The second split is more complex, and it is explained by Blok himself in a later 1902 poem, in which he openly writes:

I am scared of my two-faced soul,
And cautiously I bury
My image, devilish and wild…

A good illustration of this is provided by Blok’s 1907 poem Over the Lake from the cycle Free Thoughts. While taking a walk, Blok sees a maiden all by herself on the steps of a cemetery grave.

Oh slim one! Oh tender one! And quickly
I am inventing names for her in my mind:
Be Adeline! Be Mary! Thekla!
Yes, Thekla!..

The appearance of an officer whom the maiden had been waiting for, in order to go to the country house with him, changes everything. Seeing them kissing, Blok drastically changes his tone. His behavior becomes bizarre. –

I laugh! I run up, I throw
Pine cones and sand at them,
I squeal and dance amidst the graves,
Unseen and high up there…
I yell: Hey, Fyokla! Fyokla…
And they are frightened and confused,
They do not know where cones
Are coming from, and laughter. And the sand…

How fast admiration turns into disdain is clear from the change in the invented name. The noble Greek name Thekla now changes to the common Russian peasant name Fyokla.

The rest is, naturally, impossible even to imagine, as Blok himself confesses that he “cautiously buries his image, devilish and wild,” allowing himself such a liberty only in his “free” verses.

This becomes clear from the following 1907 poem – In the Dunes from the same poetic cycle Free Thoughts. In this poem Blok describes his trip to the dunes near the Finnish border. –

My soul is simple. The salty wind of the seas
And the resinous smell of the pines were feeding it…

And thus was he standing near his train and enjoyed.

And lo, she came and stopped over the slope.
Her eyes were reddish from the sun and sand,
Her hair was resinous, like the pines…
She crossed her beastly gaze
With my beastly gaze and laughed
With high-pitched laughter, and she threw at me
A tuft of grass and a golden handful of sand.
Then she jumped up and leaping rushed down the slope…

If we can perhaps imagine A. Blok indeed seeing a “slim, tender maiden” in a cemetery, then to imagine Blok standing near a train being approached by a woman with a “beastly gaze” is definitely impossible. It is obvious that here Blok gives free rein to his imagination. Take them or leave them, they are his “free thoughts,” and this is the only way we can understand them.

***

And now we have come to Blok’s third splitting into his masculine and feminine sides. It is not only the virtual sameness of their “beastly gazes” that points to this fact, but also the fact that he couldn’t possibly catch any woman. She vanished because there was no such woman in the first place.
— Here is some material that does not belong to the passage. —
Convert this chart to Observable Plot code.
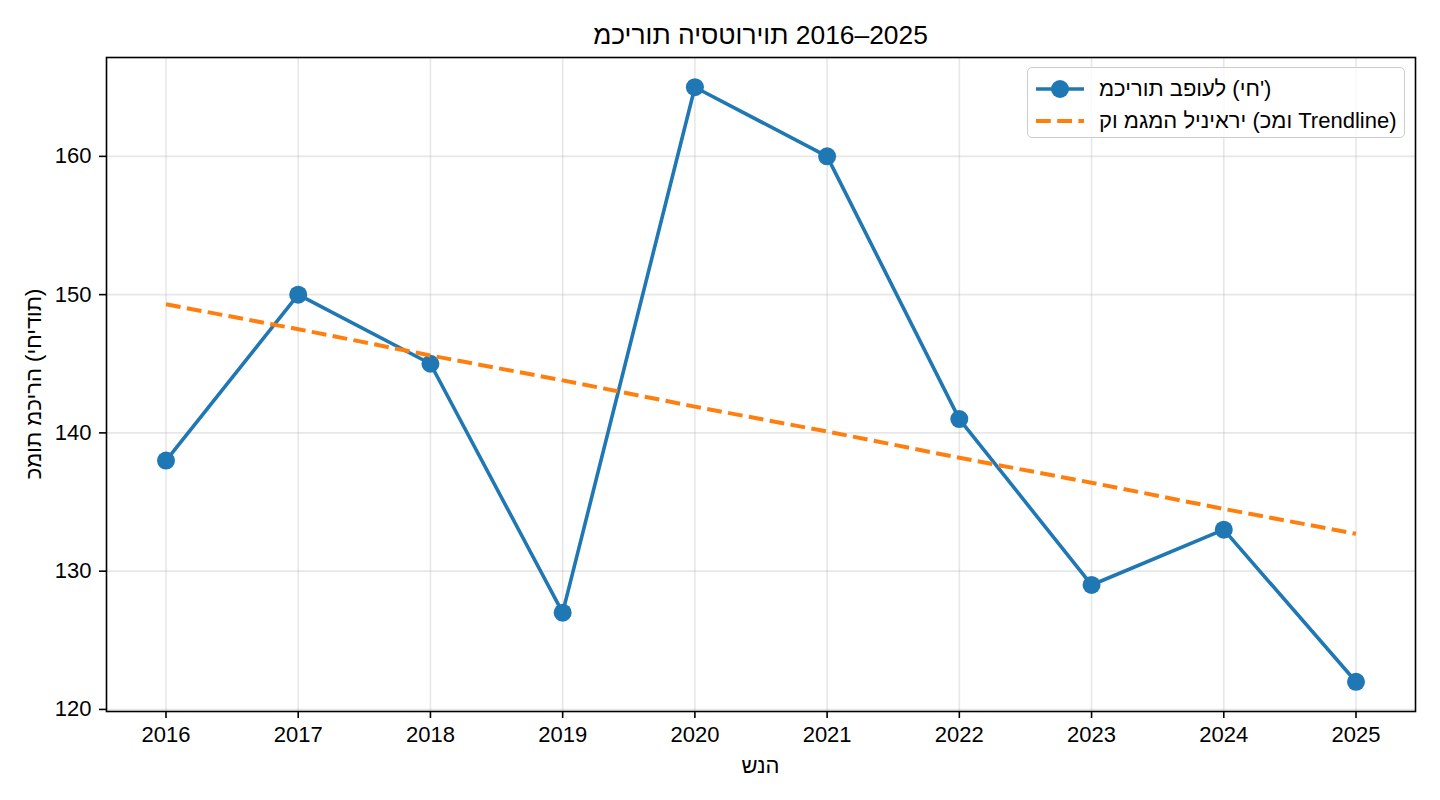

“…I chased her far, scratching
My face against the firs, bloodied my arms
And tore my clothes…
I yelled and chased her, like a beast…
Next, yelled again and called her to me,
The voice of passion was like sounds of horn…

Here Blok reveals his “godless, wild soul,” but it no longer belongs to his “companion,” but to a woman whom Blok is hunting like a beast.

“…Having left her light footprints in the rolling dunes,
Among the pines she vanished
When they were braided by night’s blueness…

Just like Blok had been alone before, he is now left alone again.

“…And I am lying, short of breath from running,
Alone among the sands, in the smoldering eyes
She is still running, and all of her is laughing –
Her hair is laughing,
And her feet are laughing,
And laughing is her dress,
Inflated by the run…

But because his imagination is still painting for him pictures of a wild woman with a “beastly gaze,” Blok decides, at least within this poem, to stay on:

“…I’m lying there and thinking: It’s night today,
And tomorrow will be night. I am not leaving
Until I hunt her down like a beast,
And in a voice resounding like horns,
I block her way…

So, what does Blok want from her? –

…And I won’t say: Mine! Mine!
And let her cry out to me: Thine! Thine!

In the 1907 poem In the Dunes, like nowhere else, the poet reveals his wild side. This wild side of his out-of-this-world imagination shows me that in his everyday life Blok was a reserved man, dry to the bone. It is precisely for this reason that only in his poetry Blok can find an outlet for his exceptional mystical imagination.